Skip the images and copy each record exactly as written.

[START]

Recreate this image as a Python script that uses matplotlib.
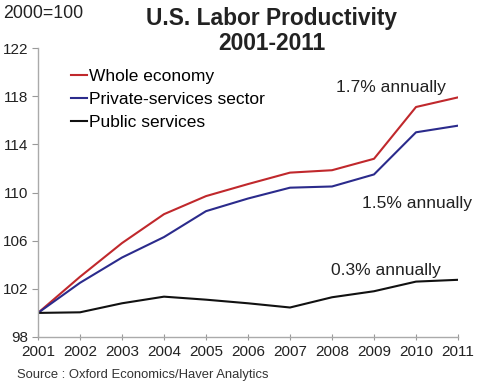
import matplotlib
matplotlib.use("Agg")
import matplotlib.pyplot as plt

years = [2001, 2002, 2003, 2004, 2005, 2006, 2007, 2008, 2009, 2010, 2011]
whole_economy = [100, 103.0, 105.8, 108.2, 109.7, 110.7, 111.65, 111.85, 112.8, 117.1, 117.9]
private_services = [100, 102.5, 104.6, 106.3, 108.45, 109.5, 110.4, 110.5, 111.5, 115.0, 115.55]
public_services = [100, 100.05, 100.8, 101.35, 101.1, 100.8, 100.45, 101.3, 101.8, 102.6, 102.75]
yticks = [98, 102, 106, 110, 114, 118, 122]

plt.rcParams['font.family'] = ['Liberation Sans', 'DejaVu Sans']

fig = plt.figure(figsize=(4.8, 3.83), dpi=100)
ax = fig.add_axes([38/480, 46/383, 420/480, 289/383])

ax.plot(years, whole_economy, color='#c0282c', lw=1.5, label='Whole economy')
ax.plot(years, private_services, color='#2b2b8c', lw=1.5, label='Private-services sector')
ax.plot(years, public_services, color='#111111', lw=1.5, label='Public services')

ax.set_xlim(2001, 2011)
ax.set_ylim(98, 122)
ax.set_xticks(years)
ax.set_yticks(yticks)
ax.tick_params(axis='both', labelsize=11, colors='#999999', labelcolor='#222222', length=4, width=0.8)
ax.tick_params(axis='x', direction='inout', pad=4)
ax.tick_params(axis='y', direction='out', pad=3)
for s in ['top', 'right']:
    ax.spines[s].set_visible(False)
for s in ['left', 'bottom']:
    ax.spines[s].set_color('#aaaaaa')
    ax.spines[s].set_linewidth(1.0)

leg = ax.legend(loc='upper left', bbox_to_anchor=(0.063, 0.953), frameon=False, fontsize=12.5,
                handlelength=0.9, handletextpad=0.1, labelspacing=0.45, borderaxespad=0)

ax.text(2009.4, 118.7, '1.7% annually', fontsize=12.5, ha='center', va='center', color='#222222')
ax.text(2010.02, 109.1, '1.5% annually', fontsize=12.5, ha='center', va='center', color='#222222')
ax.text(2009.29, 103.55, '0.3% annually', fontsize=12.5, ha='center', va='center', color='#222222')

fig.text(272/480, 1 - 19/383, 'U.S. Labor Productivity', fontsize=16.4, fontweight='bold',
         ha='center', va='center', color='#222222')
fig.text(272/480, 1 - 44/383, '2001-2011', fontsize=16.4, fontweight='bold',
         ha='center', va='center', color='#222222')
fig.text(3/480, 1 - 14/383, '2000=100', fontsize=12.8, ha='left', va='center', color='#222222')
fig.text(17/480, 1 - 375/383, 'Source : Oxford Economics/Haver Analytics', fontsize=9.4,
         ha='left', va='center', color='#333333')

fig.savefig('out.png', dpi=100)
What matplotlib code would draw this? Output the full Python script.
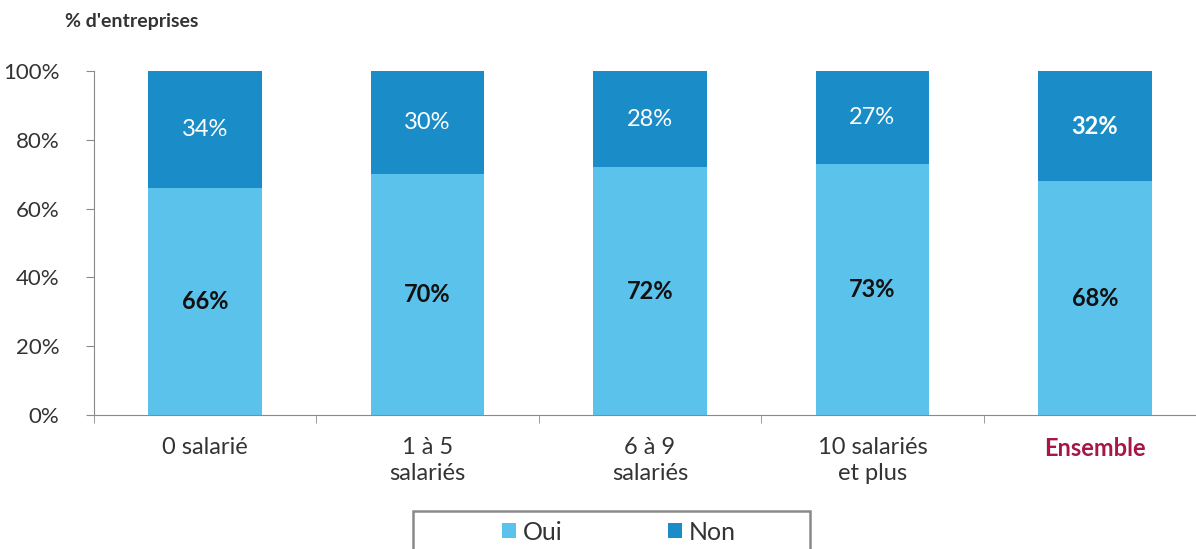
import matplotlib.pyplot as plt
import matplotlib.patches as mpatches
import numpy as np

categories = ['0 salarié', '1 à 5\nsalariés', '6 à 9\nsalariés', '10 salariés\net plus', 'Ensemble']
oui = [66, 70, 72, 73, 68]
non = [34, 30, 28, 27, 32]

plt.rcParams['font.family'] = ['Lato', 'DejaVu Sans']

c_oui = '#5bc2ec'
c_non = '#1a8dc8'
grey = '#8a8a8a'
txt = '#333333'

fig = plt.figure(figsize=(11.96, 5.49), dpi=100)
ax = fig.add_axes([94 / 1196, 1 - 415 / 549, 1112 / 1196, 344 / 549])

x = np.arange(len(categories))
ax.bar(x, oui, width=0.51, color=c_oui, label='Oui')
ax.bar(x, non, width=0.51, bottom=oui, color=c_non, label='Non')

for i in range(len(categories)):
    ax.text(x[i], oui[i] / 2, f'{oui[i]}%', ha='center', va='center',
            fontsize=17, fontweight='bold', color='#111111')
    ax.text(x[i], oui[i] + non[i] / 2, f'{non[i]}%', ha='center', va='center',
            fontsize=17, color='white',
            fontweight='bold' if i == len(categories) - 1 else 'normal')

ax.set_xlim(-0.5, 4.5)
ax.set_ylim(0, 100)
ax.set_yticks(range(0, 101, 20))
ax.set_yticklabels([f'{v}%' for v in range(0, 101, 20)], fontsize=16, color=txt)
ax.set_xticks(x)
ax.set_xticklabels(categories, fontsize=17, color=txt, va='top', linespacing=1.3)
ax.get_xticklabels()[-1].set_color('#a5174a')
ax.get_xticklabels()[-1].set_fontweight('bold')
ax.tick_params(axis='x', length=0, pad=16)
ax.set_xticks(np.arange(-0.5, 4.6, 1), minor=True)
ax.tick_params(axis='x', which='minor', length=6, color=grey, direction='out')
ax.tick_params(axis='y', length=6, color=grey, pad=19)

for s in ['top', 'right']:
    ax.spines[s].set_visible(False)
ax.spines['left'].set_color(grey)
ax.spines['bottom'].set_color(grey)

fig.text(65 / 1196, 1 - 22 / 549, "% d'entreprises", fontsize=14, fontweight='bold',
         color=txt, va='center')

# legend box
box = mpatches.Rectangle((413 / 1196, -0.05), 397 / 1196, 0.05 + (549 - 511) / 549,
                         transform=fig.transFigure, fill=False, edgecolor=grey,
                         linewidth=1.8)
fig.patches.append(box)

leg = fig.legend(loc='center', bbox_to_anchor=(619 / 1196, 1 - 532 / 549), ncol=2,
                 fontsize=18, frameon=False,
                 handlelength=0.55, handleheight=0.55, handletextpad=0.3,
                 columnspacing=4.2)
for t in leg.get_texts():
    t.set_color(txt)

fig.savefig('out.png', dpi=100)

[END]

- _Complete answer_
Recreate this image as a Python script that uses matplotlib.
import matplotlib
matplotlib.use("Agg")
import matplotlib.pyplot as plt

years = [2001, 2002, 2003, 2004, 2005, 2006, 2007, 2008, 2009, 2010, 2011]
whole_economy = [100, 103.0, 105.8, 108.2, 109.7, 110.7, 111.65, 111.85, 112.8, 117.1, 117.9]
private_services = [100, 102.5, 104.6, 106.3, 108.45, 109.5, 110.4, 110.5, 111.5, 115.0, 115.55]
public_services = [100, 100.05, 100.8, 101.35, 101.1, 100.8, 100.45, 101.3, 101.8, 102.6, 102.75]
yticks = [98, 102, 106, 110, 114, 118, 122]

plt.rcParams['font.family'] = ['Liberation Sans', 'DejaVu Sans']

fig = plt.figure(figsize=(4.8, 3.83), dpi=100)
ax = fig.add_axes([38/480, 46/383, 420/480, 289/383])

ax.plot(years, whole_economy, color='#c0282c', lw=1.5, label='Whole economy')
ax.plot(years, private_services, color='#2b2b8c', lw=1.5, label='Private-services sector')
ax.plot(years, public_services, color='#111111', lw=1.5, label='Public services')

ax.set_xlim(2001, 2011)
ax.set_ylim(98, 122)
ax.set_xticks(years)
ax.set_yticks(yticks)
ax.tick_params(axis='both', labelsize=11, colors='#999999', labelcolor='#222222', length=4, width=0.8)
ax.tick_params(axis='x', direction='inout', pad=4)
ax.tick_params(axis='y', direction='out', pad=3)
for s in ['top', 'right']:
    ax.spines[s].set_visible(False)
for s in ['left', 'bottom']:
    ax.spines[s].set_color('#aaaaaa')
    ax.spines[s].set_linewidth(1.0)

leg = ax.legend(loc='upper left', bbox_to_anchor=(0.063, 0.953), frameon=False, fontsize=12.5,
                handlelength=0.9, handletextpad=0.1, labelspacing=0.45, borderaxespad=0)

ax.text(2009.4, 118.7, '1.7% annually', fontsize=12.5, ha='center', va='center', color='#222222')
ax.text(2010.02, 109.1, '1.5% annually', fontsize=12.5, ha='center', va='center', color='#222222')
ax.text(2009.29, 103.55, '0.3% annually', fontsize=12.5, ha='center', va='center', color='#222222')

fig.text(272/480, 1 - 19/383, 'U.S. Labor Productivity', fontsize=16.4, fontweight='bold',
         ha='center', va='center', color='#222222')
fig.text(272/480, 1 - 44/383, '2001-2011', fontsize=16.4, fontweight='bold',
         ha='center', va='center', color='#222222')
fig.text(3/480, 1 - 14/383, '2000=100', fontsize=12.8, ha='left', va='center', color='#222222')
fig.text(17/480, 1 - 375/383, 'Source : Oxford Economics/Haver Analytics', fontsize=9.4,
         ha='left', va='center', color='#333333')

fig.savefig('out.png', dpi=100)
What matplotlib code would draw this? Output the full Python script.
import matplotlib.pyplot as plt
import matplotlib.patches as mpatches
import numpy as np

categories = ['0 salarié', '1 à 5\nsalariés', '6 à 9\nsalariés', '10 salariés\net plus', 'Ensemble']
oui = [66, 70, 72, 73, 68]
non = [34, 30, 28, 27, 32]

plt.rcParams['font.family'] = ['Lato', 'DejaVu Sans']

c_oui = '#5bc2ec'
c_non = '#1a8dc8'
grey = '#8a8a8a'
txt = '#333333'

fig = plt.figure(figsize=(11.96, 5.49), dpi=100)
ax = fig.add_axes([94 / 1196, 1 - 415 / 549, 1112 / 1196, 344 / 549])

x = np.arange(len(categories))
ax.bar(x, oui, width=0.51, color=c_oui, label='Oui')
ax.bar(x, non, width=0.51, bottom=oui, color=c_non, label='Non')

for i in range(len(categories)):
    ax.text(x[i], oui[i] / 2, f'{oui[i]}%', ha='center', va='center',
            fontsize=17, fontweight='bold', color='#111111')
    ax.text(x[i], oui[i] + non[i] / 2, f'{non[i]}%', ha='center', va='center',
            fontsize=17, color='white',
            fontweight='bold' if i == len(categories) - 1 else 'normal')

ax.set_xlim(-0.5, 4.5)
ax.set_ylim(0, 100)
ax.set_yticks(range(0, 101, 20))
ax.set_yticklabels([f'{v}%' for v in range(0, 101, 20)], fontsize=16, color=txt)
ax.set_xticks(x)
ax.set_xticklabels(categories, fontsize=17, color=txt, va='top', linespacing=1.3)
ax.get_xticklabels()[-1].set_color('#a5174a')
ax.get_xticklabels()[-1].set_fontweight('bold')
ax.tick_params(axis='x', length=0, pad=16)
ax.set_xticks(np.arange(-0.5, 4.6, 1), minor=True)
ax.tick_params(axis='x', which='minor', length=6, color=grey, direction='out')
ax.tick_params(axis='y', length=6, color=grey, pad=19)

for s in ['top', 'right']:
    ax.spines[s].set_visible(False)
ax.spines['left'].set_color(grey)
ax.spines['bottom'].set_color(grey)

fig.text(65 / 1196, 1 - 22 / 549, "% d'entreprises", fontsize=14, fontweight='bold',
         color=txt, va='center')

# legend box
box = mpatches.Rectangle((413 / 1196, -0.05), 397 / 1196, 0.05 + (549 - 511) / 549,
                         transform=fig.transFigure, fill=False, edgecolor=grey,
                         linewidth=1.8)
fig.patches.append(box)

leg = fig.legend(loc='center', bbox_to_anchor=(619 / 1196, 1 - 532 / 549), ncol=2,
                 fontsize=18, frameon=False,
                 handlelength=0.55, handleheight=0.55, handletextpad=0.3,
                 columnspacing=4.2)
for t in leg.get_texts():
    t.set_color(txt)

fig.savefig('out.png', dpi=100)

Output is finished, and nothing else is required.